_The task_
Copy each line of the data below exactly, leaving out pictures.

_Source excerpt_
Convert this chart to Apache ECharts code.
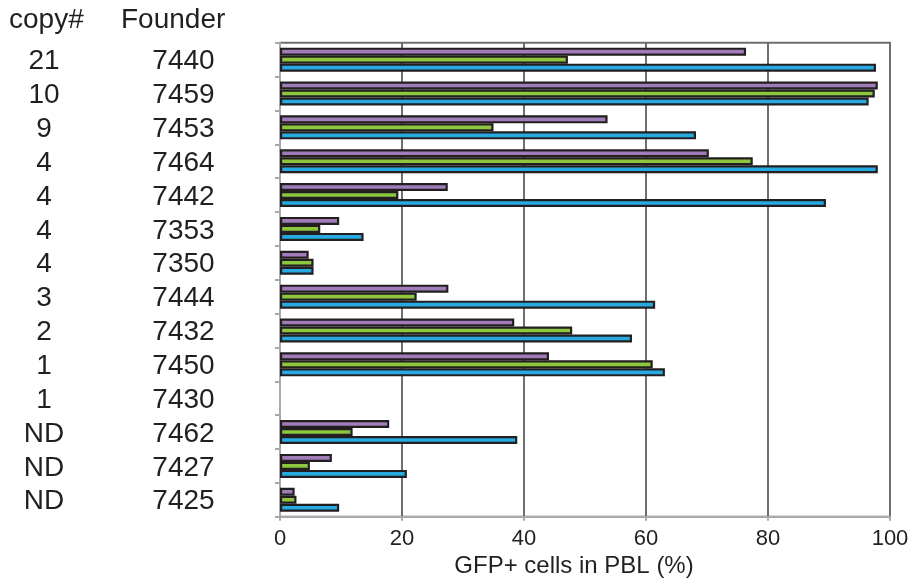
<!DOCTYPE html>
<html>
<head>
<meta charset="utf-8">
<script src="https://cdn.jsdelivr.net/npm/echarts@6/dist/echarts.min.js"></script>
<style>
html,body{margin:0;padding:0;background:#fff;}
#chart{width:908px;height:579px;}
</style>
</head>
<body>
<div id="chart"></div>
<script>
const founders = ['7440','7459','7453','7464','7442','7353','7350','7444','7432','7450','7430','7462','7427','7425'];
const copies = ['21','10','9','4','4','4','4','3','2','1','1','ND','ND','ND'];
const purpleVals = [76.4, 98.0, 53.7, 70.3, 27.5, 9.7, 4.7, 27.6, 38.4, 44.1, null, 17.9, 8.5, 2.4];
const greenVals  = [47.2, 97.5, 35.0, 77.5, 19.4, 6.6, 5.5, 22.4, 47.9, 61.1, null, 11.9, 4.9, 2.7];
const blueVals   = [97.7, 96.5, 68.2, 98.0, 89.5, 13.7, 5.5, 61.5, 57.7, 63.1, null, 38.9, 20.8, 9.7];
const xTicks = [0, 20, 40, 60, 80, 100];

const FONT = "'Liberation Sans', Arial, Helvetica, sans-serif";
const TXT = '#231f20';
const chart = echarts.init(document.getElementById('chart'), null, {renderer: 'canvas'});

function barSeries(name, data, color) {
  return {
    name: name,
    type: 'bar',
    data: data,
    barWidth: 8,
    barGap: '0%',
    itemStyle: {color: color, borderColor: TXT, borderWidth: 2.2},
    emphasis: {disabled: true}
  };
}

chart.setOption({
  animation: false,
  grid: {left: 280, right: 18, top: 42.7, bottom: 62.3, containLabel: false, outerBoundsMode: 'none',
         show: true, borderColor: '#6d6e71', borderWidth: 2, backgroundColor: 'transparent'},
  xAxis: {
    type: 'value', min: xTicks[0], max: xTicks[xTicks.length - 1], interval: 20,
    axisLine: {show: true, lineStyle: {color: '#a7a9ac', width: 2}},
    axisTick: {show: true, length: 4, inside: false, lineStyle: {color: '#a7a9ac', width: 2}},
    axisLabel: {fontFamily: FONT, fontSize: 22, color: TXT, margin: 11},
    splitLine: {show: true, lineStyle: {color: ['#a7a9ac', '#6d6e71', '#6d6e71', '#6d6e71', '#6d6e71', '#6d6e71'], width: 2}},
    name: 'GFP+ cells in PBL (%)',
    nameLocation: 'middle',
    nameGap: 33,
    nameTextStyle: {fontFamily: FONT, fontSize: 24, color: TXT, padding: [0, 22, 0, 0]}
  },
  yAxis: {
    type: 'category', inverse: true, data: founders,
    axisLine: {show: true, lineStyle: {color: '#a7a9ac', width: 2}},
    axisTick: {show: true, length: 5, interval: 0, lineStyle: {color: '#a7a9ac', width: 2}},
    splitLine: {show: false},
    axisLabel: {
      interval: 0, margin: 1, padding: [4, 0, 0, 0],
      formatter: function (v, i) { return '{c|' + copies[i] + '}{f|' + v + '}'; },
      rich: {
        c: {width: 88, align: 'center', fontFamily: FONT, fontSize: 28, color: TXT},
        f: {width: 191, align: 'center', fontFamily: FONT, fontSize: 28, color: TXT}
      }
    }
  },
  graphic: [
    {type: 'text', left: 9, top: 6, style: {text: 'copy#', font: '28px ' + FONT, fill: TXT}},
    {type: 'text', left: 121, top: 6, style: {text: 'Founder', font: '28px ' + FONT, fill: TXT}}
  ],
  series: [
    barSeries('purple', purpleVals, '#a07cb8'),
    barSeries('green', greenVals, '#8dc63f'),
    barSeries('blue', blueVals, '#27aae1')
  ]
});
</script>
</body>
</html>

_Response_
Convert this chart to Apache ECharts code.
<!DOCTYPE html>
<html>
<head>
<meta charset="utf-8">
<script src="https://cdn.jsdelivr.net/npm/echarts@6/dist/echarts.min.js"></script>
<style>
html,body{margin:0;padding:0;background:#fff;}
#chart{width:908px;height:579px;}
</style>
</head>
<body>
<div id="chart"></div>
<script>
const founders = ['7440','7459','7453','7464','7442','7353','7350','7444','7432','7450','7430','7462','7427','7425'];
const copies = ['21','10','9','4','4','4','4','3','2','1','1','ND','ND','ND'];
const purpleVals = [76.4, 98.0, 53.7, 70.3, 27.5, 9.7, 4.7, 27.6, 38.4, 44.1, null, 17.9, 8.5, 2.4];
const greenVals  = [47.2, 97.5, 35.0, 77.5, 19.4, 6.6, 5.5, 22.4, 47.9, 61.1, null, 11.9, 4.9, 2.7];
const blueVals   = [97.7, 96.5, 68.2, 98.0, 89.5, 13.7, 5.5, 61.5, 57.7, 63.1, null, 38.9, 20.8, 9.7];
const xTicks = [0, 20, 40, 60, 80, 100];

const FONT = "'Liberation Sans', Arial, Helvetica, sans-serif";
const TXT = '#231f20';
const chart = echarts.init(document.getElementById('chart'), null, {renderer: 'canvas'});

function barSeries(name, data, color) {
  return {
    name: name,
    type: 'bar',
    data: data,
    barWidth: 8,
    barGap: '0%',
    itemStyle: {color: color, borderColor: TXT, borderWidth: 2.2},
    emphasis: {disabled: true}
  };
}

chart.setOption({
  animation: false,
  grid: {left: 280, right: 18, top: 42.7, bottom: 62.3, containLabel: false, outerBoundsMode: 'none',
         show: true, borderColor: '#6d6e71', borderWidth: 2, backgroundColor: 'transparent'},
  xAxis: {
    type: 'value', min: xTicks[0], max: xTicks[xTicks.length - 1], interval: 20,
    axisLine: {show: true, lineStyle: {color: '#a7a9ac', width: 2}},
    axisTick: {show: true, length: 4, inside: false, lineStyle: {color: '#a7a9ac', width: 2}},
    axisLabel: {fontFamily: FONT, fontSize: 22, color: TXT, margin: 11},
    splitLine: {show: true, lineStyle: {color: ['#a7a9ac', '#6d6e71', '#6d6e71', '#6d6e71', '#6d6e71', '#6d6e71'], width: 2}},
    name: 'GFP+ cells in PBL (%)',
    nameLocation: 'middle',
    nameGap: 33,
    nameTextStyle: {fontFamily: FONT, fontSize: 24, color: TXT, padding: [0, 22, 0, 0]}
  },
  yAxis: {
    type: 'category', inverse: true, data: founders,
    axisLine: {show: true, lineStyle: {color: '#a7a9ac', width: 2}},
    axisTick: {show: true, length: 5, interval: 0, lineStyle: {color: '#a7a9ac', width: 2}},
    splitLine: {show: false},
    axisLabel: {
      interval: 0, margin: 1, padding: [4, 0, 0, 0],
      formatter: function (v, i) { return '{c|' + copies[i] + '}{f|' + v + '}'; },
      rich: {
        c: {width: 88, align: 'center', fontFamily: FONT, fontSize: 28, color: TXT},
        f: {width: 191, align: 'center', fontFamily: FONT, fontSize: 28, color: TXT}
      }
    }
  },
  graphic: [
    {type: 'text', left: 9, top: 6, style: {text: 'copy#', font: '28px ' + FONT, fill: TXT}},
    {type: 'text', left: 121, top: 6, style: {text: 'Founder', font: '28px ' + FONT, fill: TXT}}
  ],
  series: [
    barSeries('purple', purpleVals, '#a07cb8'),
    barSeries('green', greenVals, '#8dc63f'),
    barSeries('blue', blueVals, '#27aae1')
  ]
});
</script>
</body>
</html>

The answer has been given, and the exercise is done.